# Disbudding Goat Questions



## countrygirl911 (Sep 6, 2011)

i have a 4 week old pygmy female that was disbudded 12 days ago and i have a few questions.

1: When will the buds fall off?
2: The scabs seem to be peeling around the edges and when we apply the cream the vet gave us twice a day the past two days she seems to cry when we touch them to put the cream on she seems to cry in pain even if we touch the spots where the scabs are not at on the head. Is this normal?
3: how much blood should there be when the scab comes off and what will her head look like?
4: How long will it take for the scabs take to fall off?
5: How long will it take to completely heal?
6: Does this look normal they were taken today the scabs are peeling way at the edges and it looks like an indent is forming.


----------



## dkluzier (Sep 7, 2011)

They appear from the picture to be done correctly.  The ointment is most likely an antibiotic to prevent infection.  They make antiseptic creams and/oro sprays for wounds to help ease any pain that she may be having or a burn cream, just not anything that has an anti-itch property (hydrocortisone) which may irritate it.  Some folks flip the horn bud off when they do the disbudding, this will cause bleeding.  We let the scabs and dead buds come off on their own after the area underneath heals, otherwise you have an open wound and some bleeding/seepage.  Even when they come off on their own you may have a small amount of blood. It may be a few weeks before the scabs come off and the area will still be hairless for a month or so.

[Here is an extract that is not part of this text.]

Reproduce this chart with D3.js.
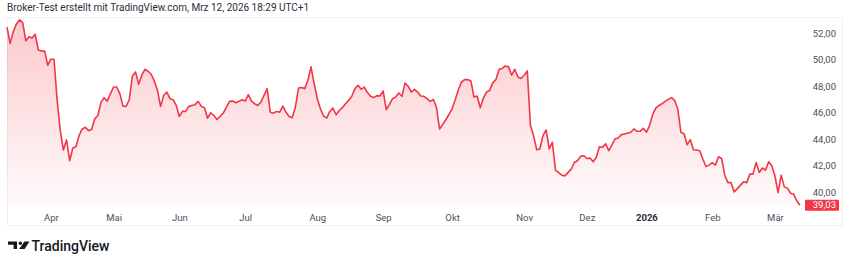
<!DOCTYPE html>
<html>
<head>
<meta charset="utf-8">
<script src="https://cdn.jsdelivr.net/npm/d3@7"></script>
<style>
  body { margin: 0; background: #fff; }
  svg { display: block; font-family: Roboto, "Noto Sans", sans-serif; }
</style>
</head>
<body>
<div class="graph"></div>
<script>
// trading session number (0 = Mar 12 2025) and closing price
const bars = [
  0,1,2,3,4,5,6,7,8,9,10,11,12,13,14,15,16,17,18,19,20,21,22,23,24,25,26,27,28,29,
  30,31,32,33,34,35,36,37,38,39,40,41,42,43,44,45,46,47,48,49,50,51,52,53,54,55,56,57,58,59,
  60,61,62,63,64,65,66,67,69,70,71,72,73,74,75,76,77,78,79,80,81,82,83,84,85,86,87,88,89,
  90,91,92,93,94,95,96,97,98,99,100,101,102,103,104,105,106,107,108,109,110,111,112,113,114,
  115,116,117,118,119,120,121,122,123,124,125,126,127,128,129,130,131,132,133,134,135,136,137,
  138,139,140,141,142,143,144,145,146,147,148,149,150,151,152,153,154,155,156,157,158,159,160,
  161,162,163,164,165,166,167,168,169,170,171,172,173,174,175,176,177,178,180,181,182,183,184,
  185,186,187,188,189,190,191,192,193,194,195,196,197,199,200,201,202,203,204,205,206,207,208,
  209,210,211,212,213,214,215,216,217,218,219,220,221,222,223,224,225,226,227,228,229,230,231,
  232,233,234,235,236,237,238,239,240,241,242,243,244,245,246,247,248,249,250,251,252,253
];
const closes = [
  52.45,51.23,52.11,52.70,53.00,52.80,51.43,51.73,51.64,51.92,50.73,50.65,50.65,49.59,50.04,50.04,46.93,44.65,43.19,43.95,
  42.38,43.34,43.44,44.28,44.78,44.91,44.65,44.73,45.54,45.79,46.80,47.13,46.88,47.44,47.94,47.94,47.44,46.50,46.48,46.98,
  48.75,49.08,48.15,48.83,49.28,49.13,48.90,48.40,47.69,46.48,47.31,47.56,47.06,46.98,46.55,45.72,46.12,46.10,46.48,46.55,
  46.61,46.86,46.48,46.38,45.59,46.00,45.79,45.49,45.97,46.42,46.86,46.88,46.76,46.86,46.98,46.88,47.36,46.88,46.68,46.55,
  46.80,47.31,47.82,46.04,45.97,46.10,46.04,46.50,46.04,45.72,45.62,46.42,47.86,47.90,47.82,48.45,49.46,48.20,47.06,46.30,
  45.74,45.59,46.10,46.35,45.85,46.17,46.38,46.68,46.93,47.24,47.82,48.07,47.77,47.94,47.52,47.24,47.14,47.29,47.26,47.64,
  46.23,46.61,47.06,47.18,47.49,47.24,48.24,47.99,47.56,47.77,47.56,47.26,47.24,47.06,46.86,47.01,46.42,44.78,45.11,45.47,
  45.87,46.30,46.98,47.74,48.32,48.50,48.50,48.40,47.18,47.26,46.38,47.11,47.56,47.69,48.27,48.50,49.28,49.34,49.53,49.46,
  48.83,49.28,48.70,48.58,48.83,49.16,45.03,44.28,43.21,43.27,44.28,44.71,43.27,43.77,41.67,41.49,41.29,41.24,41.75,42.25,
  42.38,42.71,42.76,42.55,42.58,42.30,42.63,43.44,43.39,43.65,43.14,43.57,44.03,44.10,44.35,44.40,44.53,44.78,44.60,44.60,
  44.83,44.53,45.03,45.87,46.35,46.55,46.68,46.86,47.01,47.14,46.93,46.30,44.53,44.40,43.59,43.97,43.21,43.19,43.14,42.51,
  41.95,42.05,42.23,42.05,42.68,42.55,41.29,40.73,40.73,40.03,40.28,40.54,40.79,40.73,41.37,41.37,42.25,41.49,41.83,41.67,
  42.30,42.00,41.24,39.97,41.29,40.41,40.31,39.93,39.85,39.34,39.03
];
const lastClose = 39.03;

// axes
const priceTicks = [40, 42, 44, 46, 48, 50, 52];
const monthBars = [14, 34, 55, 76, 99, 120, 142, 165, 185, 204, 225, 245];
const monthLabels = ["Apr", "Mai", "Jun", "Jul", "Aug", "Sep", "Okt", "Nov", "Dez", "2026", "Feb", "Mär"];
const yearLabels = ["2026"];

const titleText = "Broker-Test erstellt mit TradingView.com, Mrz 12, 2026 18:29 UTC+1";
const brandText = "TradingView";

const width = 850;
const height = 266;
const red = "#f23645";

const de = d3.formatLocale({decimal: ",", thousands: ".", grouping: [3], currency: ["", " €"]});
const fmt = de.format(".2f");

const data = bars.map((b, i) => ({bar: b, close: closes[i]}));

const svg = d3.select(".graph").append("svg")
  .attr("width", width)
  .attr("height", height);

// panel frame
const panel = {left: 7, top: 17, right: 843, bottom: 226, plotBottom: 207};

svg.append("rect")
  .attr("x", panel.left + 0.5)
  .attr("y", panel.top + 0.5)
  .attr("width", panel.right - panel.left - 1)
  .attr("height", panel.bottom - panel.top - 1)
  .attr("fill", "none")
  .attr("stroke", "#eef0f3");

// scales
const x = d3.scaleLinear().domain([0, 253]).range([7, 800]);
const y = d3.scaleLinear().domain([40, 52]).range([192.3, 33.2]);

// gradient for the area
const defs = svg.append("defs");
const grad = defs.append("linearGradient")
  .attr("id", "areaFill")
  .attr("gradientUnits", "userSpaceOnUse")
  .attr("x1", 0).attr("x2", 0)
  .attr("y1", y(53)).attr("y2", panel.plotBottom);
grad.append("stop").attr("offset", 0).attr("stop-color", red).attr("stop-opacity", 0.27);
grad.append("stop").attr("offset", 1).attr("stop-color", red).attr("stop-opacity", 0.02);

const area = d3.area()
  .x(d => x(d.bar))
  .y0(panel.plotBottom)
  .y1(d => y(d.close));

const line = d3.line()
  .x(d => x(d.bar))
  .y(d => y(d.close));

svg.append("path")
  .datum(data)
  .attr("d", area)
  .attr("fill", "url(#areaFill)");

svg.append("path")
  .datum(data)
  .attr("d", line)
  .attr("fill", "none")
  .attr("stroke", red)
  .attr("stroke-width", 1.6)
  .attr("stroke-linejoin", "round");

// price scale on the right
const yAxis = svg.append("g")
  .attr("transform", "translate(836,0)")
  .call(d3.axisRight(y).tickValues(priceTicks).tickSize(0).tickPadding(0).tickFormat(fmt));
yAxis.select(".domain").remove();
yAxis.selectAll("text")
  .attr("text-anchor", "end")
  .attr("font-size", 9.5)
  .attr("font-family", "Roboto, sans-serif")
  .attr("fill", "#4c4f57");

// last price label
const lastY = y(lastClose);
svg.append("rect")
  .attr("x", 805)
  .attr("y", lastY - 5.5)
  .attr("width", 34)
  .attr("height", 11)
  .attr("rx", 1)
  .attr("fill", red);
svg.append("text")
  .attr("x", 836)
  .attr("y", lastY)
  .attr("dy", "0.35em")
  .attr("text-anchor", "end")
  .attr("font-size", 9.5)
  .attr("fill", "#fff")
  .text(fmt(lastClose));

// time scale
const xAxis = svg.append("g")
  .attr("transform", "translate(0,218)")
  .call(d3.axisBottom(x).tickValues(monthBars).tickSize(0).tickPadding(0)
    .tickFormat((d, i) => monthLabels[i]));
xAxis.select(".domain").remove();
xAxis.selectAll("text")
  .attr("dy", "0.35em")
  .attr("font-size", 9.5)
  .attr("font-family", "Roboto, sans-serif")
  .attr("font-weight", (d, i) => yearLabels.includes(monthLabels[i]) ? 700 : 400)
  .attr("fill", (d, i) => yearLabels.includes(monthLabels[i]) ? "#2a2e39" : "#4c4f57");

// title
svg.append("text")
  .attr("x", 7)
  .attr("y", 11)
  .attr("font-size", 10)
  .attr("fill", "#2a2e39")
  .text(titleText);

// logo
const logo = svg.append("g").attr("transform", "translate(8,241.5)");
logo.append("path")
  .attr("d", "M0,0 H9 V7.6 H5.6 V3.3 H0 Z")
  .attr("fill", "#131722");
logo.append("circle")
  .attr("cx", 12.3).attr("cy", 1.7).attr("r", 1.7)
  .attr("fill", "#131722");
logo.append("path")
  .attr("d", "M16.4,0 H21.5 L16.6,7.6 H11.2 Z")
  .attr("fill", "#131722");
svg.append("text")
  .attr("x", 31.5)
  .attr("y", 250.5)
  .attr("font-size", 14)
  .attr("font-weight", 500)
  .attr("fill", "#131722")
  .text(brandText);
</script>
</body>
</html>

BTW - the older they are when disbudded the harder it is on them and the less likely that the procedure will  leave scurs behind.  Disbudding should be done as soon as the horn buds can be felt, usually before they are 2 weeks old.  We have it done between the ages of 4 and 12 days.  Just less mess, time, healing and trauma.


----------



## countrygirl911 (Sep 7, 2011)

she was around 14 to 18 days old when we had them done we got her at 10 days old but the man we got her from does not disbud and it took me a few days to find someone that used the burning most of the people i called did the scooping even the vets i finally found a vet that did the burning about an hr away and i did not hesitate to go because the scooping sounded scarry and risky. the buds were still small enough for them to fit into the iron the vet used he had an 1/2 inch one. the buds are flaking off on one side the scab that looks to be comming off more than the other has a white to lite pink look under it also the bud looks like it has moved a little also since the scab looks to have slid a little to the front. thank you for answering my questions. i just want to make sure everything is doing good and healing properly and so that i can prepare my kids for when the scab and nub come off so they would not flip out not only them but me to i was affraid i was really hurting her when she cryed when i went to put the cream on.  it has been 14 days tomorrow since it has been done


----------



## currycomb (Sep 7, 2011)

we never used a cream or anything on them, just let them heal on their own and never had a problem. yours look good. nice copper ring (and good pictures showing it too!)


----------



## daisychick (Sep 7, 2011)

If I can remember right.....it has been a year since I had them.......my Nigerians didn't lose their scabs and little nubs for a month or so.   It took a lot longer than I expected.  Just give it time and don't pick at them and they will fall off when they are ready.  Mine didn't have any bleeding or oozing at all  just a nice clean spot where the scab used to be.  Then the hair grows back around it and you don't even notice it at all.  They look like good burn circles, so I would say just give it time.


----------